Requirement >> Write the lines out again, from the top of the material to the line containing "const tickStep = 0.2;", pictures excluded.

Given data >>
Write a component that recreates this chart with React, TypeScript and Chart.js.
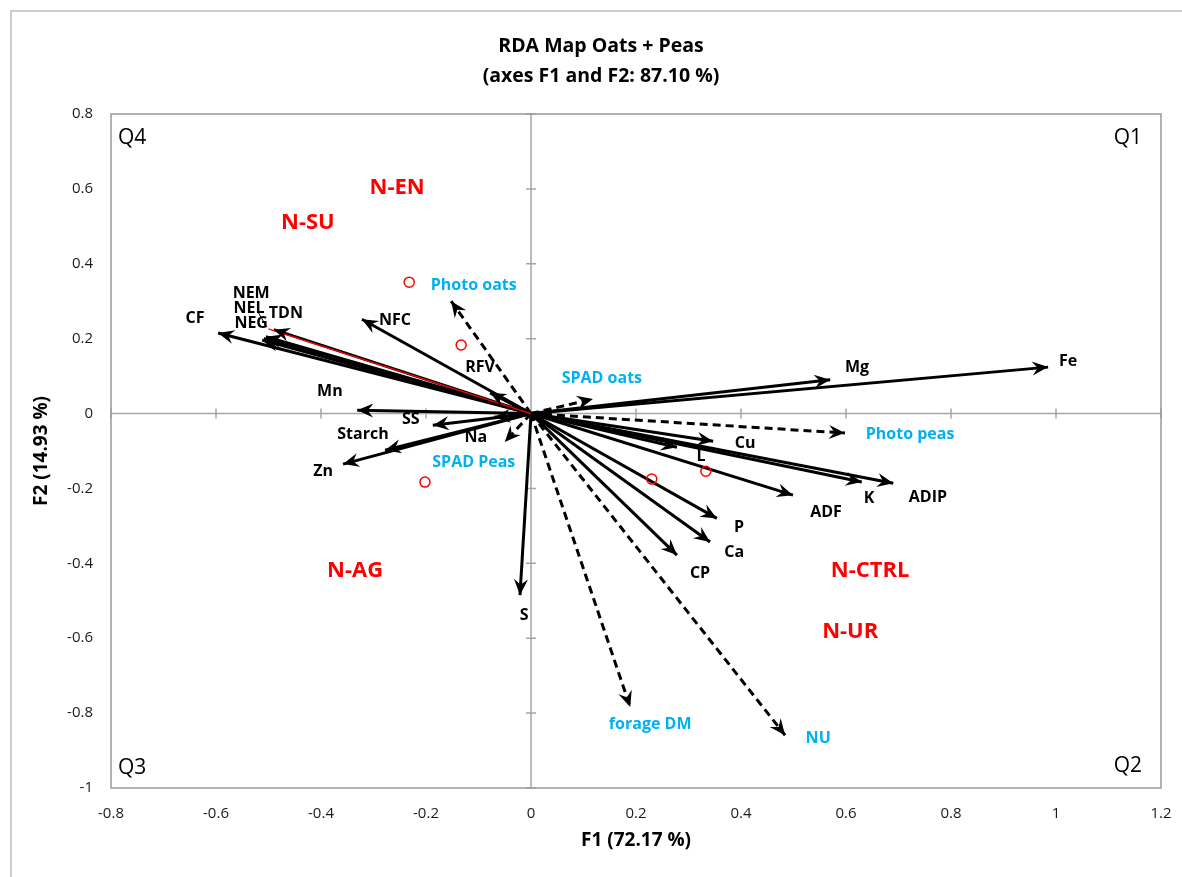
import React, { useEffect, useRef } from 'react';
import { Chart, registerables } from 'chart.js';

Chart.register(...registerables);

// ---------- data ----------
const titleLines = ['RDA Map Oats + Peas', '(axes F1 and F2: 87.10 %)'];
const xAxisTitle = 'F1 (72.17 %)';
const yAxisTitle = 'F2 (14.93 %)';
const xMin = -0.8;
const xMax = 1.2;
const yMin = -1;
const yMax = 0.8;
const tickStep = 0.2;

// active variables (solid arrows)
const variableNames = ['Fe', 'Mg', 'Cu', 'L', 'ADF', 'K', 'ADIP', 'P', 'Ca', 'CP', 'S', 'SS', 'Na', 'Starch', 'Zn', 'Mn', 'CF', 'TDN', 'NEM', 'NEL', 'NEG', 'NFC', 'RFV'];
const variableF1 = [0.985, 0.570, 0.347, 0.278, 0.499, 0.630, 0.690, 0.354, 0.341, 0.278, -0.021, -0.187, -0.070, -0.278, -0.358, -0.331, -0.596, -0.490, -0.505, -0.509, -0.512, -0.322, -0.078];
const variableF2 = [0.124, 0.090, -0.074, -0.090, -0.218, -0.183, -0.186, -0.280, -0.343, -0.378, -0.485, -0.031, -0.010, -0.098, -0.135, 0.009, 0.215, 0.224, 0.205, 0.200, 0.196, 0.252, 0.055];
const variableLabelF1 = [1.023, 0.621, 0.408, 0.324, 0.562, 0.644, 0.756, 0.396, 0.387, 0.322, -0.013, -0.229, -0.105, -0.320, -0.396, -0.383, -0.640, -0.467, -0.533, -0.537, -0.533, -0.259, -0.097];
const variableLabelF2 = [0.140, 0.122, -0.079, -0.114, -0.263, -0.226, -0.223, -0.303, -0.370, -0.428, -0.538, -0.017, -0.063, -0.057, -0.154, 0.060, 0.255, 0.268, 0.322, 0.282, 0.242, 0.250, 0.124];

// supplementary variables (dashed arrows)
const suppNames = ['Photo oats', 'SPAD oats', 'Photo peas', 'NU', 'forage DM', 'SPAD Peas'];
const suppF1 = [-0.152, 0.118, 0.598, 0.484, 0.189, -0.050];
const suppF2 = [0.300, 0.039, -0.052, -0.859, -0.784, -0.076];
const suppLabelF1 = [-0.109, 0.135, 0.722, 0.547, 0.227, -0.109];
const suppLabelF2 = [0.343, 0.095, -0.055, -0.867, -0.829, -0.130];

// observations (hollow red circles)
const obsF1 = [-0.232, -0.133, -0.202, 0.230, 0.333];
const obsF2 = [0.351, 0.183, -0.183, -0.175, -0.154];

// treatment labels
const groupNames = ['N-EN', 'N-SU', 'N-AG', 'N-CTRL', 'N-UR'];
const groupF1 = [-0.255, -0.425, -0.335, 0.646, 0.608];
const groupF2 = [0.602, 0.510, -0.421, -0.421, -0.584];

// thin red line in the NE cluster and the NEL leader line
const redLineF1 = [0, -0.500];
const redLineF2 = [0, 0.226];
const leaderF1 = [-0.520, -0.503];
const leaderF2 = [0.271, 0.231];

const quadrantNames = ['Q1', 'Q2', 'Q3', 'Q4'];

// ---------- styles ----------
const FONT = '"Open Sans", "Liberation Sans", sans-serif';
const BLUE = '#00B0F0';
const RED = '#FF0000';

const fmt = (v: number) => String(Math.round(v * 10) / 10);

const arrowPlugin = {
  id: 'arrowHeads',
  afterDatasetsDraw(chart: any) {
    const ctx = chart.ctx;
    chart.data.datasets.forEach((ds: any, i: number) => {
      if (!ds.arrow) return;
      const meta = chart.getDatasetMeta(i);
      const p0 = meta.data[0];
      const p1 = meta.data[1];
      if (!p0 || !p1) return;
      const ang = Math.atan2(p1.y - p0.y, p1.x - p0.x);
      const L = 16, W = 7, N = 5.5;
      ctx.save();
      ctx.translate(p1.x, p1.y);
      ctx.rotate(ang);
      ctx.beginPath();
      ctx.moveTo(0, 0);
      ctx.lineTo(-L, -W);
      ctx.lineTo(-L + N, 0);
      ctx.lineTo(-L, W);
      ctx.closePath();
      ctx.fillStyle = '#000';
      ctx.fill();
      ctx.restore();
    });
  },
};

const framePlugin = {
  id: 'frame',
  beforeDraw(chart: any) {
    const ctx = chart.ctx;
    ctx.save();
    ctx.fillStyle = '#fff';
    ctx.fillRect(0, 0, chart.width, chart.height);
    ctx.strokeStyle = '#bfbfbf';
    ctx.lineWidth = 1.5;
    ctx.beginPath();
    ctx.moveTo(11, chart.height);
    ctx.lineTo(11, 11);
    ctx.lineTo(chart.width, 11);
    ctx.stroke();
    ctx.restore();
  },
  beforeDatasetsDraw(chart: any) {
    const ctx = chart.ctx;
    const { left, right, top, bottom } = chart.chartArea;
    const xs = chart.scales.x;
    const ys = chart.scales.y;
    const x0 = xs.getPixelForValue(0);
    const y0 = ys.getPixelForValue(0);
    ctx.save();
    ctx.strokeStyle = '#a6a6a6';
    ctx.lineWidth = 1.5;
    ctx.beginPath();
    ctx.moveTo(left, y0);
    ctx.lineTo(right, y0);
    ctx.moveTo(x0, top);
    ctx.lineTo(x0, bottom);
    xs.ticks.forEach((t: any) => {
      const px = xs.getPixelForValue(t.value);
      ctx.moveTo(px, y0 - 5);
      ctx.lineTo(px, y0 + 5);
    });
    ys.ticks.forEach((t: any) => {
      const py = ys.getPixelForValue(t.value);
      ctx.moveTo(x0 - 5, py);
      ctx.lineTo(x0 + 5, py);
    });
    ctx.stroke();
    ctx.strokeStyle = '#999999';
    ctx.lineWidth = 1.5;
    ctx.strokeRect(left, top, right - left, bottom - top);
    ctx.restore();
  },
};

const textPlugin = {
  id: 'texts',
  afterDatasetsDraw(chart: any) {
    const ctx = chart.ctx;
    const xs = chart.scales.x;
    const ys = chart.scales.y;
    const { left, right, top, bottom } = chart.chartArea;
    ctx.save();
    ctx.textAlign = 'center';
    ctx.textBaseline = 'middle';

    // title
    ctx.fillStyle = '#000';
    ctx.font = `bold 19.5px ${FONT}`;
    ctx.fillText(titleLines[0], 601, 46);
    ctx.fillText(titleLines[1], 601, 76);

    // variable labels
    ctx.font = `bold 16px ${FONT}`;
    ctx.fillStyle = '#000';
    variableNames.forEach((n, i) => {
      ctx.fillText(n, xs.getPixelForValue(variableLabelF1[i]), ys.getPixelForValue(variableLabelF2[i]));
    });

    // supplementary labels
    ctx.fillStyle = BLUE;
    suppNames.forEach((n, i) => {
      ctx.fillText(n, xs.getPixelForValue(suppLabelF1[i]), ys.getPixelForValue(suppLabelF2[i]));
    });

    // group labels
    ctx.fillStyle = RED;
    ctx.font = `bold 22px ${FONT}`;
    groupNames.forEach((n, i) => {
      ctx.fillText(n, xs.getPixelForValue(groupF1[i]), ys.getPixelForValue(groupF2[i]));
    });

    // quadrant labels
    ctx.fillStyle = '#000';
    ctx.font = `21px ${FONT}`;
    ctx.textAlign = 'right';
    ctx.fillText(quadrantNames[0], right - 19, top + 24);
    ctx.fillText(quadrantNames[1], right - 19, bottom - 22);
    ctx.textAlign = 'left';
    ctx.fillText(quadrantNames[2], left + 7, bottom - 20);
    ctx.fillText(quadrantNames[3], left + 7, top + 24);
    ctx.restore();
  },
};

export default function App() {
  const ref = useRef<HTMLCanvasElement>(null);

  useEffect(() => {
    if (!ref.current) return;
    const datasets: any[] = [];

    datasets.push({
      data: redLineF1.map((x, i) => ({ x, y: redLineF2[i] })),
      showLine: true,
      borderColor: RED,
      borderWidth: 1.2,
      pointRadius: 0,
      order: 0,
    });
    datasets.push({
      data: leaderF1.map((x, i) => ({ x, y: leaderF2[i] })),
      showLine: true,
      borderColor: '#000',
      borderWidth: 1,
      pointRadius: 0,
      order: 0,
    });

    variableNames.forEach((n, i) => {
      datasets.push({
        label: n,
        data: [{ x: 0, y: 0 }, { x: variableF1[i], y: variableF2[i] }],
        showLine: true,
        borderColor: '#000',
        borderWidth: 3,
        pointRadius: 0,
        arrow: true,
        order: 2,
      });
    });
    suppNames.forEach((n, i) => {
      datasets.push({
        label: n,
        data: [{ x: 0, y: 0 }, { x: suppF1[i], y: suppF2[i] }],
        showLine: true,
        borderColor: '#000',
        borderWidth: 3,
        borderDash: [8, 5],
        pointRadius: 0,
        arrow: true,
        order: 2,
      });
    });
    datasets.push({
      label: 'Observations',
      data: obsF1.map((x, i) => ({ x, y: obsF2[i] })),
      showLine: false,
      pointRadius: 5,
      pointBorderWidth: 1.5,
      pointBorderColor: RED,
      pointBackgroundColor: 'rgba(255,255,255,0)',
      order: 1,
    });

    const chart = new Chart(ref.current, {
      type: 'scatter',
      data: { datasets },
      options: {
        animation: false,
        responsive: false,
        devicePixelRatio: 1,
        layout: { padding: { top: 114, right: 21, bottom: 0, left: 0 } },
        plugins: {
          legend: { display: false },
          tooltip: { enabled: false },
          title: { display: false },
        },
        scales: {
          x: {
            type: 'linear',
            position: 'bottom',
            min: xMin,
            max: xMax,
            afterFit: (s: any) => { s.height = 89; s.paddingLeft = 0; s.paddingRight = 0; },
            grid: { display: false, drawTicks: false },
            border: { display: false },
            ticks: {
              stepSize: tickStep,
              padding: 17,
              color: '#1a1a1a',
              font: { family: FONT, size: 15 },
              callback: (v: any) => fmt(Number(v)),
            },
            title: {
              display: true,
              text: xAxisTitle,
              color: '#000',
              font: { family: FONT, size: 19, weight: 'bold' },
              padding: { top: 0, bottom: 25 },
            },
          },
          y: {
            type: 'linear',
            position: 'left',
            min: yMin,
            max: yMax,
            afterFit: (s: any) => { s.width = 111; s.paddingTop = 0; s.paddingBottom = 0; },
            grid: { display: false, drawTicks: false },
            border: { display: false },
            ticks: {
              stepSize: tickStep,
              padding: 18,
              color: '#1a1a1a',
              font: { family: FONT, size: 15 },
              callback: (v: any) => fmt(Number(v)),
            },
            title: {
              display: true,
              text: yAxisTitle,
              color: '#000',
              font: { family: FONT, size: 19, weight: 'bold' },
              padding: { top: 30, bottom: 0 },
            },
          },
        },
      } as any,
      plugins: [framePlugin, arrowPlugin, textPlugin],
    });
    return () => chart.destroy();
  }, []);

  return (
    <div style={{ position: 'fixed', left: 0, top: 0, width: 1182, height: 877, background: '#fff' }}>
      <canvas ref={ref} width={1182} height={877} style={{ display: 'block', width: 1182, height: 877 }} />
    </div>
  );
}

Correct result >>
Write a component that recreates this chart with React, TypeScript and Chart.js.
import React, { useEffect, useRef } from 'react';
import { Chart, registerables } from 'chart.js';

Chart.register(...registerables);

// ---------- data ----------
const titleLines = ['RDA Map Oats + Peas', '(axes F1 and F2: 87.10 %)'];
const xAxisTitle = 'F1 (72.17 %)';
const yAxisTitle = 'F2 (14.93 %)';
const xMin = -0.8;
const xMax = 1.2;
const yMin = -1;
const yMax = 0.8;
const tickStep = 0.2;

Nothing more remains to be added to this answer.